GAE disables a number of functions for security reasons, but only softly disables some functions which may then be enabled. Drupal provides access to phpinfo() from admin/reports/status and uses output buffering, both of which are disabled by default. The included php.ini enables both functions in addition to getmypid which is used by drupal_random_bytes().

# See https://developers.google.com/appengine/docs/php/config/php_ini.

# Required for ob_*() calls which you can find by grepping.
# grep -nR '\sob_.*()' .
output_buffering = "1"

# See https://developers.google.com/appengine/docs/php/runtime#Functions-That-Must-Be-Manually-Enabled
# phpinfo: Provided on admin/reports/status under PHP -> "more information".
# getmypid: Used by drupal_random_bytes(), but not required.
google_app_engine.enable_functions = "getmypid, phpinfo"

Future

I plan to continue working with the GAE team to ensure that support for Drupal can be provided in a clean and simple manner. Once current discussions have been resolved I hope to provide more formal documentation and support for Drupal.

File handling

I worked on file support, but there were a number of upcoming changes that would make things much cleaner so I decided to wait. GAE provides a stream wrapper for Google Cloud Storage which makes using the service very simple. Assuming you have completed the prerequisites files on GCS may be accessed using standard PHP file handling functions as shown in the documentation.

$file = 'gs://my_bucket/hello.txt';
file_put_contents($file, 'hello world');

$contents = file_get_contents($file);
var_dump($contents); // prints: hello world

Unfortunately, the wrapper does not currently support directories nor does file_exists() work properly. Keep in mind that the filesystem is flat so a file may be written to any path without explicitly creating the directory. Meaning one can write to gs://bucket/foo/bar.txt without creating the directory foo. With that being the case it is possible to get some hacky support by simply disabling all the directory code in Drupal, but not really usable. It should be possible to hack support in through the stream wrapper since directories are simply specially name files, but the app engine team has indicated they will look into the matter so hopefully this will be solved cleanly.

Assuming the stream wrappers are fixed up then support can be added in much the same way as that Amazon S3 support is added except that no additional library will be needed.

Additionally, the documentation also notes the following.

Direct file uploads to your POST handler, without using the App Engine upload agent, are not supported and will fail.

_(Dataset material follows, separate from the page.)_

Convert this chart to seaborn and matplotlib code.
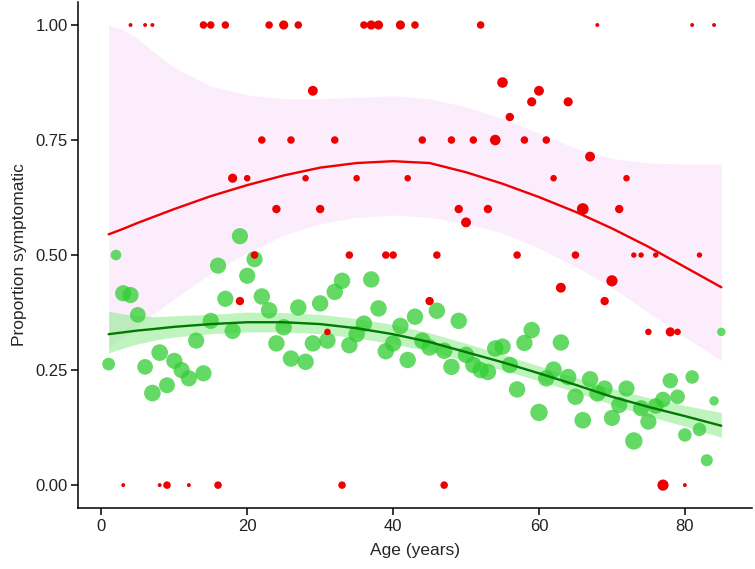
import numpy as np
import pandas as pd
import matplotlib
matplotlib.use("Agg")
import matplotlib.pyplot as plt
import seaborn as sns

# green: proportion symptomatic per year of age (all tested), n = people in that age group
green_age = list(range(1, 86))
green_prop = [0.263, 0.500, 0.417, 0.413, 0.370, 0.257, 0.200, 0.288, 0.217, 0.270,
              0.250, 0.232, 0.314, 0.243, 0.357, 0.477, 0.405, 0.335, 0.541, 0.455,
              0.491, 0.410, 0.380, 0.308, 0.343, 0.275, 0.386, 0.268, 0.308, 0.395,
              0.314, 0.420, 0.444, 0.304, 0.328, 0.351, 0.447, 0.384, 0.291, 0.308,
              0.346, 0.272, 0.366, 0.314, 0.299, 0.379, 0.292, 0.257, 0.357, 0.283,
              0.261, 0.250, 0.246, 0.297, 0.301, 0.261, 0.208, 0.309, 0.337, 0.158,
              0.232, 0.251, 0.310, 0.235, 0.192, 0.141, 0.230, 0.199, 0.210, 0.146,
              0.174, 0.210, 0.096, 0.167, 0.138, 0.172, 0.186, 0.227, 0.192, 0.109,
              0.235, 0.121, 0.054, 0.183, 0.333]
green_n = [40, 28, 64, 64, 60, 60, 68, 68, 62, 64,
           64, 64, 64, 64, 64, 64, 64, 64, 64, 64,
           64, 66, 66, 66, 66, 66, 66, 66, 66, 66,
           66, 66, 66, 66, 66, 66, 66, 66, 66, 66,
           66, 66, 66, 66, 66, 66, 66, 66, 66, 66,
           66, 66, 66, 66, 66, 66, 66, 66, 66, 74,
           66, 66, 66, 66, 66, 68, 66, 64, 64, 64,
           64, 64, 74, 64, 64, 60, 60, 58, 53, 45,
           45, 45, 36, 22, 18]

# red: proportion symptomatic among a second group, n = group size
red_age = [4, 6, 7, 14, 15, 17, 23, 25, 27, 36, 37, 38, 41, 43, 52, 68, 81, 84,
           29, 55, 60, 59, 64, 56,
           22, 26, 32, 44, 48, 51, 54, 58, 61, 67,
           18, 20, 28, 35, 42, 62, 72,
           24, 30, 49, 53, 66, 71, 50,
           21, 34, 39, 40, 46, 57, 65, 73, 74, 76, 82,
           63, 70, 19, 45, 69,
           31, 75, 78, 79,
           3, 8, 9, 12, 16, 33, 47, 77, 80]
red_prop = [1.0] * 18 + \
           [0.857, 0.875, 0.857, 0.833, 0.833, 0.800] + \
           [0.75] * 9 + [0.714] + \
           [0.667] * 7 + \
           [0.6] * 6 + [0.571] + \
           [0.5] * 11 + \
           [0.429, 0.444, 0.4, 0.4, 0.4] + \
           [0.333] * 4 + \
           [0.0] * 9
red_n = [1, 1, 1, 4, 4, 4, 4, 6, 4, 4, 6, 6, 6, 4, 4, 1, 1, 1,
         7, 8, 7, 6, 6, 5,
         4, 4, 4, 4, 4, 4, 8, 4, 4, 7,
         6, 3, 3, 3, 3, 3, 3,
         5, 5, 5, 5, 10, 5, 7,
         4, 4, 4, 4, 4, 4, 4, 2, 2, 2, 2,
         7, 9, 5, 5, 5,
         3, 3, 6, 3,
         1, 1, 4, 1, 4, 4, 4, 9, 1]

# smoothed fits with confidence bands
fit_age = [1, 3, 5, 7, 10, 15, 20, 25, 30, 35, 40, 45, 50, 55, 60, 65, 70, 75, 80, 85]
red_fit = [0.545, 0.557, 0.570, 0.582, 0.600, 0.628, 0.652, 0.673, 0.690, 0.700,
           0.704, 0.700, 0.680, 0.655, 0.626, 0.594, 0.558, 0.518, 0.474, 0.430]
red_hi = [1.000, 0.990, 0.970, 0.944, 0.908, 0.867, 0.848, 0.840, 0.840, 0.843,
          0.846, 0.840, 0.822, 0.797, 0.765, 0.732, 0.710, 0.700, 0.698, 0.698]
red_lo = [0.300, 0.320, 0.345, 0.370, 0.405, 0.460, 0.505, 0.543, 0.568, 0.582,
          0.587, 0.582, 0.568, 0.548, 0.515, 0.475, 0.430, 0.375, 0.322, 0.270]
green_fit = [0.328, 0.332, 0.336, 0.339, 0.344, 0.350, 0.354, 0.354, 0.350, 0.341,
             0.328, 0.311, 0.289, 0.267, 0.243, 0.218, 0.192, 0.170, 0.150, 0.129]
green_hi = [0.378, 0.372, 0.369, 0.366, 0.368, 0.371, 0.376, 0.375, 0.371, 0.362,
            0.349, 0.331, 0.308, 0.284, 0.259, 0.234, 0.210, 0.190, 0.173, 0.158]
green_lo = [0.287, 0.298, 0.307, 0.314, 0.322, 0.329, 0.333, 0.333, 0.329, 0.320,
            0.307, 0.291, 0.270, 0.250, 0.227, 0.202, 0.175, 0.150, 0.128, 0.104]

green_df = pd.DataFrame({"age": green_age, "prop": green_prop, "n": green_n})
red_df = pd.DataFrame({"age": red_age, "prop": red_prop, "n": red_n})
fit_df = pd.DataFrame({"age": fit_age, "red": red_fit, "red_lo": red_lo, "red_hi": red_hi,
                       "green": green_fit, "green_lo": green_lo, "green_hi": green_hi})

sns.set_style("ticks")
plt.rcParams["font.family"] = ["Liberation Sans", "DejaVu Sans"]

fig = plt.figure(figsize=(7.55, 5.69), dpi=100)
ax = fig.add_axes([0.1033, 0.107, 0.8927, 0.8895])

# bands
ax.fill_between(fit_df["age"], fit_df["red_lo"], fit_df["red_hi"],
                color="#fcedfc", lw=0, zorder=1)
ax.fill_between(fit_df["age"], fit_df["green_lo"], fit_df["green_hi"],
                color="#80ea80", alpha=0.5, lw=0, zorder=2)

sns.scatterplot(data=green_df, x="age", y="prop", size="n", sizes=(33, 170),
                size_norm=(16, 80), color="limegreen", alpha=0.75, linewidth=0,
                legend=False, ax=ax, zorder=3)
sns.lineplot(data=fit_df, x="age", y="green", color="#007a00", lw=1.7, ax=ax, zorder=4)
sns.lineplot(data=fit_df, x="age", y="red", color="#ee0000", lw=1.7, ax=ax, zorder=5)
sns.scatterplot(data=red_df, x="age", y="prop", size="n", sizes=(8, 72),
                size_norm=(1, 10), color="#ee0000", linewidth=0,
                legend=False, ax=ax, zorder=6)

ax.set_xlim(-3.2, 89.2)
ax.set_ylim(-0.05, 1.05)
ax.set_xticks([0, 20, 40, 60, 80])
ax.set_yticks([0, 0.25, 0.5, 0.75, 1.0])
ax.set_yticklabels(["0.00", "0.25", "0.50", "0.75", "1.00"])
ax.set_xlabel("Age (years)", fontsize=12.5, labelpad=7)
ax.set_ylabel("Proportion symptomatic", fontsize=12.5, labelpad=6)
ax.tick_params(labelsize=12, length=5, width=1.1, pad=2.5,
               color="black", labelcolor="#222222")
sns.despine(ax=ax)
for s in ["left", "bottom"]:
    ax.spines[s].set_color("black")
    ax.spines[s].set_linewidth(1.1)

fig.savefig("out.png", dpi=100)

In order to support file uploads the form must be submitted to the url provided by CloudStorageTools::createUploadUrl() and the forwarded result handled by Drupal. A benefit of proxying requests through uploader service is that uploaded files may be up to 100TB in size.

Other

There are a number of additional services provided as part of GAE of which Drupal could take advantage.

Closing

Hopefully this will be useful in getting folks up and running quickly on GAE with Drupal and understanding the caveats of the environment. Obviously there is a lot more to cover and I look forward to seeing what others publish on the matter.